_WORK REQUIRED_: Report how many lines contain "this". The answer is a single number.

_Records contained in a dataset_:
'''

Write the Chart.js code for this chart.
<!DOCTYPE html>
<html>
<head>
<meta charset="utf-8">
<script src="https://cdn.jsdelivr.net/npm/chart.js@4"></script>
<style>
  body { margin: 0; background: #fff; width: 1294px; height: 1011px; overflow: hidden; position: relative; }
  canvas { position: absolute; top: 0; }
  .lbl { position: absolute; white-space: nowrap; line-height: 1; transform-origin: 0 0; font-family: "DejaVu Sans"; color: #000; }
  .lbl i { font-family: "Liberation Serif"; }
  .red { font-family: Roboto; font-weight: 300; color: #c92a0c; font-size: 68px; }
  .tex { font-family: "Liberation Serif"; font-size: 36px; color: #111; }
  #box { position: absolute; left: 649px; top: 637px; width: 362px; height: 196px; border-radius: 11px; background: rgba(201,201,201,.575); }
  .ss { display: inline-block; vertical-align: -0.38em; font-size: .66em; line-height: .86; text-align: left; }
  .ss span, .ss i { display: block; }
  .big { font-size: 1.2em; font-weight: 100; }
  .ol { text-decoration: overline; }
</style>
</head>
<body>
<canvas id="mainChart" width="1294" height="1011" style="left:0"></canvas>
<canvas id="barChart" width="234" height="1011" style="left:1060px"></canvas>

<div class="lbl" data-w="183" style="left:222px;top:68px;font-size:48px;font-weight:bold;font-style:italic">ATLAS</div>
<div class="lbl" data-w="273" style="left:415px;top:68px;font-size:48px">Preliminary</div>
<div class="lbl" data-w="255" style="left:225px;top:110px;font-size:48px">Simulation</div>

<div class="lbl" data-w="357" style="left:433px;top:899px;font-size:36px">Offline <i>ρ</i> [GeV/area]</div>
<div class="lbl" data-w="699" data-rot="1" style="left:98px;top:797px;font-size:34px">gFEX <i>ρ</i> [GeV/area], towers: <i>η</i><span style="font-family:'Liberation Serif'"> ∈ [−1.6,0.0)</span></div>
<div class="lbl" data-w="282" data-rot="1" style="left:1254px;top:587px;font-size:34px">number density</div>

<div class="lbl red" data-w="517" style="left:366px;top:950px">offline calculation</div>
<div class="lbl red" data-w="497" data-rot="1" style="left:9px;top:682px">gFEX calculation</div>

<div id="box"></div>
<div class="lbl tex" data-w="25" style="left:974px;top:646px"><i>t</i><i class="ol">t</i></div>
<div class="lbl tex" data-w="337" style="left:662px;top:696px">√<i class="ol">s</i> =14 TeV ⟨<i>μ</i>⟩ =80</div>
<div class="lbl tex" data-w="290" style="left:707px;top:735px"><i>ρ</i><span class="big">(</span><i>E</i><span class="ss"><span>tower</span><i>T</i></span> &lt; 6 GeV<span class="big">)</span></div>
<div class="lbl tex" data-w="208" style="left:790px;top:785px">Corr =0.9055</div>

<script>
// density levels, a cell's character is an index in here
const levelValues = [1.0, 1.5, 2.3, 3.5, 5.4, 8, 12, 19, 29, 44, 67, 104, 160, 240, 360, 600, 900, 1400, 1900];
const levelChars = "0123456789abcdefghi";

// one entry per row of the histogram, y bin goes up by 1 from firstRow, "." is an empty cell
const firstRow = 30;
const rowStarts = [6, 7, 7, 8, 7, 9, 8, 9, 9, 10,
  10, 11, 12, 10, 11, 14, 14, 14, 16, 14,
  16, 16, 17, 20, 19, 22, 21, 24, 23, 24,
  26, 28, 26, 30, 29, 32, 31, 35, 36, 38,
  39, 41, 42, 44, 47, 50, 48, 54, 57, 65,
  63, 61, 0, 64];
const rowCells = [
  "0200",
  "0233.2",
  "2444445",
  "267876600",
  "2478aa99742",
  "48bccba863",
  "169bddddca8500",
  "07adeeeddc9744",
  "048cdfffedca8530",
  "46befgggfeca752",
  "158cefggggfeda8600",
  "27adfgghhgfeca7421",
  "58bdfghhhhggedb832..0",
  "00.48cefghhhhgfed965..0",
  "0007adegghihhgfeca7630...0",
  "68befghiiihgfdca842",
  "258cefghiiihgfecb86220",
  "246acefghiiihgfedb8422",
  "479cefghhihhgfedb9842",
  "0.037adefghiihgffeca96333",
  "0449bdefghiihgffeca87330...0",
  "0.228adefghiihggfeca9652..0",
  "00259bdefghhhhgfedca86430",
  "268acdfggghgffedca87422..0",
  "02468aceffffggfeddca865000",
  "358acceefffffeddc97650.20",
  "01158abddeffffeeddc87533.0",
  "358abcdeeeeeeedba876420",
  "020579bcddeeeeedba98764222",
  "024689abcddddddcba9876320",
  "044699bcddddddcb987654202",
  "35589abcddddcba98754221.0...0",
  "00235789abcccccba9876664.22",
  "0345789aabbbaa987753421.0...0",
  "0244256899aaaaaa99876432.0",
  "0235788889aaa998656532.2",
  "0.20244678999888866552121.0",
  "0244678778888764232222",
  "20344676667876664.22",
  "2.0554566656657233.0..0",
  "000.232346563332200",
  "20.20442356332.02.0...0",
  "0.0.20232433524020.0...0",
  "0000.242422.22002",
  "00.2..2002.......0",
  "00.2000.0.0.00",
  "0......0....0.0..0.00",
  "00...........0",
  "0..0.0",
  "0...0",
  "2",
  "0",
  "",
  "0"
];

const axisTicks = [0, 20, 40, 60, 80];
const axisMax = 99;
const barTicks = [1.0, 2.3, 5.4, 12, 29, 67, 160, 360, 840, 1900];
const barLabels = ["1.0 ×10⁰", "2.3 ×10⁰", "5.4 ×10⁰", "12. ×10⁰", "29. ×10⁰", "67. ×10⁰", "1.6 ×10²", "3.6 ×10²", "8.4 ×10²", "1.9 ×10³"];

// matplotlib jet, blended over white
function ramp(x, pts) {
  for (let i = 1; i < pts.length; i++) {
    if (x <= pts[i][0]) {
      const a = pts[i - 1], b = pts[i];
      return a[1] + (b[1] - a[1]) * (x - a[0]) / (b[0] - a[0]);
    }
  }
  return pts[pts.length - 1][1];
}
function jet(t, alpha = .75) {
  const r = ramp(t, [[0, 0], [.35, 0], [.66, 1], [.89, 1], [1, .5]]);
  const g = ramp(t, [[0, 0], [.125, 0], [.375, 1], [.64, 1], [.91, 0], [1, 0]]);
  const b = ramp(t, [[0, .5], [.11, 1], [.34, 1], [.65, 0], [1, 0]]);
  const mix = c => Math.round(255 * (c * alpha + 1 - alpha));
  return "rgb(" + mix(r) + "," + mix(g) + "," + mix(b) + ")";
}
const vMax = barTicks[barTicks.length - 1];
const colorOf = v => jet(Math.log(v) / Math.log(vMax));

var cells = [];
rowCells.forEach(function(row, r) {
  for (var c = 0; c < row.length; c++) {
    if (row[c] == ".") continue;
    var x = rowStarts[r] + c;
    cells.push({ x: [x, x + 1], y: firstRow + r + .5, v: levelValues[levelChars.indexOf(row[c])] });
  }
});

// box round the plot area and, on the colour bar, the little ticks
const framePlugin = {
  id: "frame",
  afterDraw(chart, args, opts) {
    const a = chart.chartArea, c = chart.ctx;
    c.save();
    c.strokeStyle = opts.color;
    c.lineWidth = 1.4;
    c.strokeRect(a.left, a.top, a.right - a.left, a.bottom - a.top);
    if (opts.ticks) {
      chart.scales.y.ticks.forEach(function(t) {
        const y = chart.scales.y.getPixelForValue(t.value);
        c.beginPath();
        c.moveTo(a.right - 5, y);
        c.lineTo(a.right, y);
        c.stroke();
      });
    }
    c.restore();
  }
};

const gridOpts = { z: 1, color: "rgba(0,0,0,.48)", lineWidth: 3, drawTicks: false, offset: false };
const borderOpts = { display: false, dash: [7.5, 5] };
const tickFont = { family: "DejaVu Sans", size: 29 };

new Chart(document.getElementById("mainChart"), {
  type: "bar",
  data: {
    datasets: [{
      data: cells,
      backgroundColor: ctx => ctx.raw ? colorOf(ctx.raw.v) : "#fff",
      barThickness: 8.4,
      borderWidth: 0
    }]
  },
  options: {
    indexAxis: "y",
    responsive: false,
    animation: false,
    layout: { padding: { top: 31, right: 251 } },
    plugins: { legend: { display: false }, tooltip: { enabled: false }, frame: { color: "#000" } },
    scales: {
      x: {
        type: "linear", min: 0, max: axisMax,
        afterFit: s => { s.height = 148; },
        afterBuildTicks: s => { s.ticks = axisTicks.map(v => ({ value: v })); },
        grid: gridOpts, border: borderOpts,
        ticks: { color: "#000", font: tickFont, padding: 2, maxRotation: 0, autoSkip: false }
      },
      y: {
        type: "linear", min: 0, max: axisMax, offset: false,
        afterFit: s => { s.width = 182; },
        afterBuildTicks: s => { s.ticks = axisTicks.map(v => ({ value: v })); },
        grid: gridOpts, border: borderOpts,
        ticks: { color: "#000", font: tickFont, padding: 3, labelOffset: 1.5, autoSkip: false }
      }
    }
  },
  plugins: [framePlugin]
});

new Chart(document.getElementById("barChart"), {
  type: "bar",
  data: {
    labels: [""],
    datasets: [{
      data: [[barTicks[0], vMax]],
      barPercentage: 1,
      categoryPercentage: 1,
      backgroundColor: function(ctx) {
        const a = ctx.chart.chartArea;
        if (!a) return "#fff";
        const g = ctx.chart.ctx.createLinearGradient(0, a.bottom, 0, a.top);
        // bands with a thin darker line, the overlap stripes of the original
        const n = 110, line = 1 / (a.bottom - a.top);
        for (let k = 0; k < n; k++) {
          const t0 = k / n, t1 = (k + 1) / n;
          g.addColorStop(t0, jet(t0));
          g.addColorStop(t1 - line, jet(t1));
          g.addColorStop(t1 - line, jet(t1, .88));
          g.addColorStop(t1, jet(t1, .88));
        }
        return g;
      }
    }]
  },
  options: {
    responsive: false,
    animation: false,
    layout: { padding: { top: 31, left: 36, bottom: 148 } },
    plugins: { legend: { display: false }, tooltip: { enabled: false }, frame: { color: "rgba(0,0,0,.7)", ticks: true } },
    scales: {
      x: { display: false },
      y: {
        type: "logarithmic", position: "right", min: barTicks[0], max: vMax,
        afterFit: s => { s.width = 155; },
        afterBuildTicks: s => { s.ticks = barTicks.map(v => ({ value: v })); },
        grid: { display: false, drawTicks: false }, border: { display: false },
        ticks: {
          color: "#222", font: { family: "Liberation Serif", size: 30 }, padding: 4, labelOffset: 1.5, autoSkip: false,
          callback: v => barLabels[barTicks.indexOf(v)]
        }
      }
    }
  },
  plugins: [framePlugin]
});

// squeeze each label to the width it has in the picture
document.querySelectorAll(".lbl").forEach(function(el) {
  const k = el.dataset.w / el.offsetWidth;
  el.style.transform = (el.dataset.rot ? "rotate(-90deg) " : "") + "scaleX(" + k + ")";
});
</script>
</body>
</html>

'''
'''

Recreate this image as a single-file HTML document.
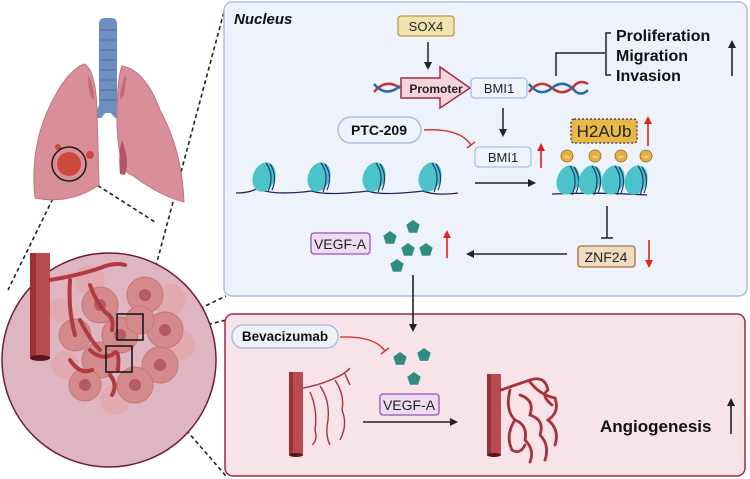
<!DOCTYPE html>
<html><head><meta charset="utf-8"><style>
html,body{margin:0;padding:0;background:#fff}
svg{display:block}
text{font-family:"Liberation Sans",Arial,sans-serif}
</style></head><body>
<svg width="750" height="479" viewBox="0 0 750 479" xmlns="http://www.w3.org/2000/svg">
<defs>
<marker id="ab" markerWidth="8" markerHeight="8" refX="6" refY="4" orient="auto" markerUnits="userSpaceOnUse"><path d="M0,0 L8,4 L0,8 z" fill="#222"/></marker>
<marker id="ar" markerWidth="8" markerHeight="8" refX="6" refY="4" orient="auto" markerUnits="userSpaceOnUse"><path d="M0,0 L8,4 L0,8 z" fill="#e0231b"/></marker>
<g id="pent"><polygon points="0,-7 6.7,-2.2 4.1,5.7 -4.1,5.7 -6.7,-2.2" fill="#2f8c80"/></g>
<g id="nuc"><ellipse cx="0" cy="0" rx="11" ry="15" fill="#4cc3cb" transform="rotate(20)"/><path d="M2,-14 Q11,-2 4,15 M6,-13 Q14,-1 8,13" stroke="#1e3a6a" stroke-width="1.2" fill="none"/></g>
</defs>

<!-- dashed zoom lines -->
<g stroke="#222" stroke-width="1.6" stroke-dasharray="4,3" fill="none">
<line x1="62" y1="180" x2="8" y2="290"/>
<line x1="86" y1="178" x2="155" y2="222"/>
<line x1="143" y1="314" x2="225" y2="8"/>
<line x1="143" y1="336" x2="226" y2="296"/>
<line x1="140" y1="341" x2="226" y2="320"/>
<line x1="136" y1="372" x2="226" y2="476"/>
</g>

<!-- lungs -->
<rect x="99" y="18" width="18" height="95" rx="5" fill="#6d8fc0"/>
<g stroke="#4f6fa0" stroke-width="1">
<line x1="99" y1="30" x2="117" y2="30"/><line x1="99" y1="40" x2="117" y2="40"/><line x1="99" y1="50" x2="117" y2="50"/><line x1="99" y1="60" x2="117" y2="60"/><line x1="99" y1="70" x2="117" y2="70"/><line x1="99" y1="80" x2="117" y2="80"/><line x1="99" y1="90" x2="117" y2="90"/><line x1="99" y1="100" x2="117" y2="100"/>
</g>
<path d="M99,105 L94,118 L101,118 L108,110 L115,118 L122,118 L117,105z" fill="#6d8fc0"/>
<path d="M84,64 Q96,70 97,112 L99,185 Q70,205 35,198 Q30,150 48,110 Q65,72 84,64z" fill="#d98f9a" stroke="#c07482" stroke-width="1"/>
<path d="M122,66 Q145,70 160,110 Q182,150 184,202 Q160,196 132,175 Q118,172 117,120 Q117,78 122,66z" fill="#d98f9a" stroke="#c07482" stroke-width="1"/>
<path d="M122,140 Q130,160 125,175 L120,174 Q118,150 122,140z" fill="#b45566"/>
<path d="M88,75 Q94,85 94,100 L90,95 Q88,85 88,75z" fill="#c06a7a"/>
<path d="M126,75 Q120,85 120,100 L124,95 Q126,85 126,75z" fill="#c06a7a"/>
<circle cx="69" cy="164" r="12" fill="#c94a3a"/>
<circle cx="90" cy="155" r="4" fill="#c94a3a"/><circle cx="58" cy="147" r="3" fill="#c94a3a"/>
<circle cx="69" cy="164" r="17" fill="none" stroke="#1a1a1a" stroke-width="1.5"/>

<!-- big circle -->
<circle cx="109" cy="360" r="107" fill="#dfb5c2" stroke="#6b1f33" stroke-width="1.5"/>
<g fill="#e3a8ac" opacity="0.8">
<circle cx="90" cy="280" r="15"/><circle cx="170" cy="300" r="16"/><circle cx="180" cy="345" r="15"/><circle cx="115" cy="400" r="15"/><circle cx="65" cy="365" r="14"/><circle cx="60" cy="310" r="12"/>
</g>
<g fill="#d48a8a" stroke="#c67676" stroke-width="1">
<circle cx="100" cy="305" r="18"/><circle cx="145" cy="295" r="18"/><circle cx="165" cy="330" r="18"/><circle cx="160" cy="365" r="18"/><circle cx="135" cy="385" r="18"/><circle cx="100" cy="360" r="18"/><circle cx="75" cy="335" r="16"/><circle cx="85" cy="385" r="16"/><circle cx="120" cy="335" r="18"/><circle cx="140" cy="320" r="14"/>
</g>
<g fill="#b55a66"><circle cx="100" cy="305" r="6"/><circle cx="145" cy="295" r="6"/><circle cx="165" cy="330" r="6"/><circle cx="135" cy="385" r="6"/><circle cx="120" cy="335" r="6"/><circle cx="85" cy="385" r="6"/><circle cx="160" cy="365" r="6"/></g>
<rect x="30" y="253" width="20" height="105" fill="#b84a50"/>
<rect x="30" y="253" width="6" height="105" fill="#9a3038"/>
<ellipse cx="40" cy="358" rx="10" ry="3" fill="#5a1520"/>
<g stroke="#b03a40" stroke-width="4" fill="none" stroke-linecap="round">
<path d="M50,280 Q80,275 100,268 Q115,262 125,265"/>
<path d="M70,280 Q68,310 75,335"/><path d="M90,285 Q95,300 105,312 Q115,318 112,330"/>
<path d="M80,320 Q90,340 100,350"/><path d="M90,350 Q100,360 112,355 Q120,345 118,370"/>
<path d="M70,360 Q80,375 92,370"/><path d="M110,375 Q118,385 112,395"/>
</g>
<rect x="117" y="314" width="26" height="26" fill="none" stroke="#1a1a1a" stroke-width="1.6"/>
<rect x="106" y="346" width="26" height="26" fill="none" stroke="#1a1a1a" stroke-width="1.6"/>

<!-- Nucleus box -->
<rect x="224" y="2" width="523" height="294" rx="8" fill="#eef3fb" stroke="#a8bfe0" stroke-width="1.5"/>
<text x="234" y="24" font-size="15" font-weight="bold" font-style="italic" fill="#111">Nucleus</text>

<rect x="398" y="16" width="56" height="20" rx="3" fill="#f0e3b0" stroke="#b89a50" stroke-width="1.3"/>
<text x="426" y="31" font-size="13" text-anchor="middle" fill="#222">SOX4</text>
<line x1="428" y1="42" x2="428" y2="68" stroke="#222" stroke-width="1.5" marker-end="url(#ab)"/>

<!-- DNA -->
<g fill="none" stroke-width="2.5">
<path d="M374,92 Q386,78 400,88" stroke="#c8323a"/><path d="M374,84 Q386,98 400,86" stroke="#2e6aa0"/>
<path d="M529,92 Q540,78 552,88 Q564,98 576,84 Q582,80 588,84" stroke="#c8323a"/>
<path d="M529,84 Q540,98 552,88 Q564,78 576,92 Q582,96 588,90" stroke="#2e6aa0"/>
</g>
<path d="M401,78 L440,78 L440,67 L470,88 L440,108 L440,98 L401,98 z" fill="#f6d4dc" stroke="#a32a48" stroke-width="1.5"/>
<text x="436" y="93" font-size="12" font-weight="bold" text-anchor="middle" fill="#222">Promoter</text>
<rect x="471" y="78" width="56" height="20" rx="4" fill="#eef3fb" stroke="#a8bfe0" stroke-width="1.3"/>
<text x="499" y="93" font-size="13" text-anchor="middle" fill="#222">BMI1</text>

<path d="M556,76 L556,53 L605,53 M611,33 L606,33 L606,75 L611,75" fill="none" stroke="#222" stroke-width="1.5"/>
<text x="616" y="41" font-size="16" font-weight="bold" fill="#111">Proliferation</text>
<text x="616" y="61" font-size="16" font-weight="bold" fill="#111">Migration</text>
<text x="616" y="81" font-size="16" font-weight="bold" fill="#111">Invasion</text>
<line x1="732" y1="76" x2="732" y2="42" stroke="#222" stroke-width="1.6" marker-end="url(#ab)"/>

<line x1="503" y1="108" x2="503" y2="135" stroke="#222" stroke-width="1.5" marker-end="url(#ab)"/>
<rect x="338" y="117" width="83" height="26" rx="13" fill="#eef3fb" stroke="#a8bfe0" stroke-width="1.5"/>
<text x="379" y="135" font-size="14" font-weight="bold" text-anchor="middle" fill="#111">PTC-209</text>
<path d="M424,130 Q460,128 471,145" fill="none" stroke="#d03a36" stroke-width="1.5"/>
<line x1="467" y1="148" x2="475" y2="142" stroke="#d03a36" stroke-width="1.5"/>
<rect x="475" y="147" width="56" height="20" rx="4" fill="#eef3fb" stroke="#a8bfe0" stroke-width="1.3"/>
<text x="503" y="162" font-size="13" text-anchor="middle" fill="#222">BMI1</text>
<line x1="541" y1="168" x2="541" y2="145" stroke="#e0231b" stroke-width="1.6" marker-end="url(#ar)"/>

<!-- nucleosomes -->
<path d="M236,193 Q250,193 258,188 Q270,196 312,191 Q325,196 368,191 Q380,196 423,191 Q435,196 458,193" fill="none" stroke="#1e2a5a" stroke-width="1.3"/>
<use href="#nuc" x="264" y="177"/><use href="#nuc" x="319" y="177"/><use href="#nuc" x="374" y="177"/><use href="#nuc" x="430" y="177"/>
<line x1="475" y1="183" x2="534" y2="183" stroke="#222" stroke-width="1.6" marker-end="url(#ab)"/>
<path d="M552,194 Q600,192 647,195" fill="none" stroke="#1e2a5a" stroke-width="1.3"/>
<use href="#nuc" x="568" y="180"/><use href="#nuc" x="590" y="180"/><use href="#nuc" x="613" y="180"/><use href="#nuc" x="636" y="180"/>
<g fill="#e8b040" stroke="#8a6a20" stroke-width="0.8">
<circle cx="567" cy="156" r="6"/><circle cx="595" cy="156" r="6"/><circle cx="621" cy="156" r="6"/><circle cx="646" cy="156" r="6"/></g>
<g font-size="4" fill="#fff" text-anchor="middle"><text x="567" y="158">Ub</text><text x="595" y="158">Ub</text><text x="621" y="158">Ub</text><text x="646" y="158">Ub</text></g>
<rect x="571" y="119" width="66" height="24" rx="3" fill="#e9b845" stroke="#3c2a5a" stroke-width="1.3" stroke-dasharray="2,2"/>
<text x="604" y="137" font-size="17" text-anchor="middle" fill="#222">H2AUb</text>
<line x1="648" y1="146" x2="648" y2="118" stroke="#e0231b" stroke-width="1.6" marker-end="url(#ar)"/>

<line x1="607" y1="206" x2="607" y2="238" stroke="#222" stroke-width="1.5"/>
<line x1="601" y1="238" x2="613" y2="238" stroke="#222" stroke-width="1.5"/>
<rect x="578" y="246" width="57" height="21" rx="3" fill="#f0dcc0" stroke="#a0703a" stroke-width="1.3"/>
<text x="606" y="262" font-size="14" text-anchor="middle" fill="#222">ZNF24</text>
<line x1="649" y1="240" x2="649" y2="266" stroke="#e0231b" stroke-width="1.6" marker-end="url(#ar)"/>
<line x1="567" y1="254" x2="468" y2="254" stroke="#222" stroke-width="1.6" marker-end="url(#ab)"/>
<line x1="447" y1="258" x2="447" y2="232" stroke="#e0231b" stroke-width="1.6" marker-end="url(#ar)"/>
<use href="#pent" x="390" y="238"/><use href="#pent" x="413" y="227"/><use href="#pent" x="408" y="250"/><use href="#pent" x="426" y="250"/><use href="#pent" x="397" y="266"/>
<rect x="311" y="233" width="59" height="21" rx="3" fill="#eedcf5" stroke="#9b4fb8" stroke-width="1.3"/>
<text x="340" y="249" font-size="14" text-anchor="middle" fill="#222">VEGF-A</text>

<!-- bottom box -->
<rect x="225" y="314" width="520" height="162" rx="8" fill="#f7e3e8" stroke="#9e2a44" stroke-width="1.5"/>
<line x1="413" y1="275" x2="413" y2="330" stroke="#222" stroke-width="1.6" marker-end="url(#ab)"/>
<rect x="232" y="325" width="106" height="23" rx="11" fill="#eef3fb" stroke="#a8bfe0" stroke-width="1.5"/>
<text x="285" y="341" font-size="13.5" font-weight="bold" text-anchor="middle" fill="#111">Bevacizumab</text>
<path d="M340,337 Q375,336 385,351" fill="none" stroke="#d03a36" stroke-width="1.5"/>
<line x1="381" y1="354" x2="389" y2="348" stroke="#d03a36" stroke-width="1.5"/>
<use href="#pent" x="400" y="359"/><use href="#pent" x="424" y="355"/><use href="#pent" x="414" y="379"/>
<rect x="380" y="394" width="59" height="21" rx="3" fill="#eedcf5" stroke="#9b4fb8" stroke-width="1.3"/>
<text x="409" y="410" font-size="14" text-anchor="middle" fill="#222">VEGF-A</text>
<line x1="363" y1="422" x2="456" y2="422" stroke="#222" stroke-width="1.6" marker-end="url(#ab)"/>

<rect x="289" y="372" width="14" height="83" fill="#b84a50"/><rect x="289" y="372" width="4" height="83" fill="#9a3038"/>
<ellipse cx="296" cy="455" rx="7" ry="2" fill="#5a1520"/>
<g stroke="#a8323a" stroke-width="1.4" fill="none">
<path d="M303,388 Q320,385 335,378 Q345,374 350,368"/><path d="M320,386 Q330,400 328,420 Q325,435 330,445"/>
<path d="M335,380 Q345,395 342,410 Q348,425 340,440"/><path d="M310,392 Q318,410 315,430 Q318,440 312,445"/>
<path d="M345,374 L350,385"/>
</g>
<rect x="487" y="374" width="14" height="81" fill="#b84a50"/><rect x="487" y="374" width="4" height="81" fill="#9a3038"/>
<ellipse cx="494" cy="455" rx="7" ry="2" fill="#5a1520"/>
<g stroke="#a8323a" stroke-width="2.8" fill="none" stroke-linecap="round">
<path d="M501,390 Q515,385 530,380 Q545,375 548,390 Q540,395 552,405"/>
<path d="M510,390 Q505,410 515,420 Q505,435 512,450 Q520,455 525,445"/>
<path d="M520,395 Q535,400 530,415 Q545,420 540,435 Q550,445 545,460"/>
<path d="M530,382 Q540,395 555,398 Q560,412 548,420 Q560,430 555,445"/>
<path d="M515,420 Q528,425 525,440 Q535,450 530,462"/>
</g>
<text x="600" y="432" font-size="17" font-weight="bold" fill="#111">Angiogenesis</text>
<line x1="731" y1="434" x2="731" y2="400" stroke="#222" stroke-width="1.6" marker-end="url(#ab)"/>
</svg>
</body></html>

'''

_EXERCISE RESULT_: 2